Awakening a New Era of S&P 500 Trading
Online traders gained unprecedented access to near-24/7 trading of S&P 500-related instruments as several fintech platforms enable round-the-clock betting on market movements, according to CoinDesk.
This new capability caters to a growing segment of investors eager to capitalize on the S&P 500’s performance outside traditional market hours, which generally run from 9:30 a.m. to 4:00 p.m. ET. Platforms like Charles Schwab and Interactive Brokers now offer users extensive trading options during extended hours, as well as alternative trading methods through derivatives markets.
Alternative Platforms Leading a Market Shift
Online brokerages are expanding services to meet the rising demand for non-traditional trading hours. Charles Schwab’s thinkorswim platform enables clients to trade over 600 ETFs along with all S&P 500 stocks almost continuously during the business week, showcasing an effort to provide retail investors with more flexible trading options.
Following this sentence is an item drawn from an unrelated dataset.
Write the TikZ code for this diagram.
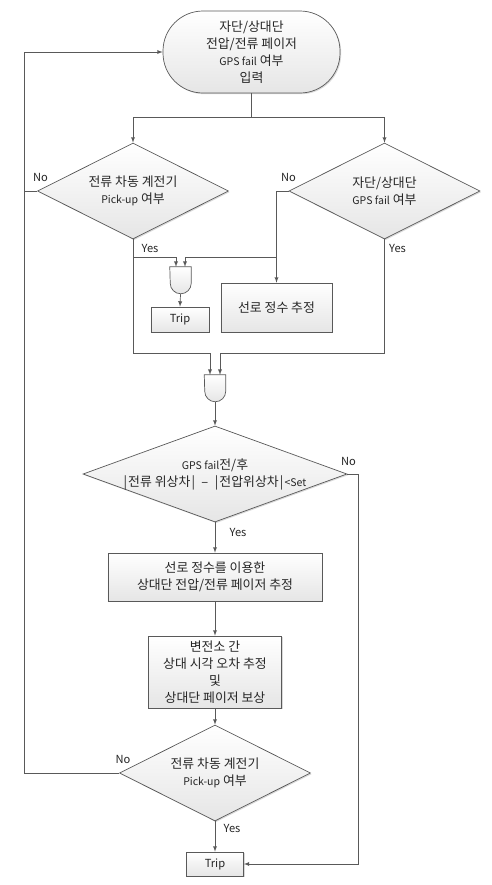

Interactive Brokers, serving a more global clientele, provides access to more than 10,000 U.S. stocks and equity index options, with near-24/5 access across various time zones.
CFD and futures brokers like Pepperstone and IG also contribute to this market shift by allowing traders to engage with S&P 500 contracts virtually 24/7—albeit through derivatives. Such offerings facilitate low-cost speculative trading without necessitating direct ownership of equity, which is particularly appealing to day traders and investors looking for more responsive trading opportunities.
This rise in alternative trading venues highlights a significant deviation from conventional trading, especially as these platforms seek to offer lower costs and faster execution speeds compared to traditional exchanges. The automated algorithms and binary options employed by fintech firms streamline the betting process, further simplifying the interface for new users.
Market Implications and the Future of Trading
As platforms continue innovating to capture investor interest, the liquidity and volatility of S&P 500 instruments during non-standard hours could shift trading behaviors profoundly. Traders should note the risks associated with off-hour trading, such as potential gaps in pricing, wider spreads, and reduced liquidity compared to traditional market hours. Market analysts caution that these factors can amplify potential losses, particularly for inexperienced investors relying heavily on leveraged trading.
Many brokers now offer continuous support to facilitate these transactions—yet this does not fully mitigate the inherent risks of after-hours trading. According to statistics, a notable 71.9% of retail CFD accounts experienced losses in recent accounts. This stark reality underscores the importance of ensuring that retail investors are equipped with necessary knowledge before engaging in speculative trading practices.
Looking forward, analysts believe that the trend toward continuous trading options will gain momentum as fintech innovations reshape how retail investors access market opportunities. As competition among platforms intensifies, further enhancements to trading tools and educational resources for new investors could democratize access to financial markets—potentially leading to a more engaged, if cautious, investing populace. Moreover, as more retail investors enter the domain of after-hours trading, institutional investors may also adjust their strategies accordingly, responding to this evolving landscape.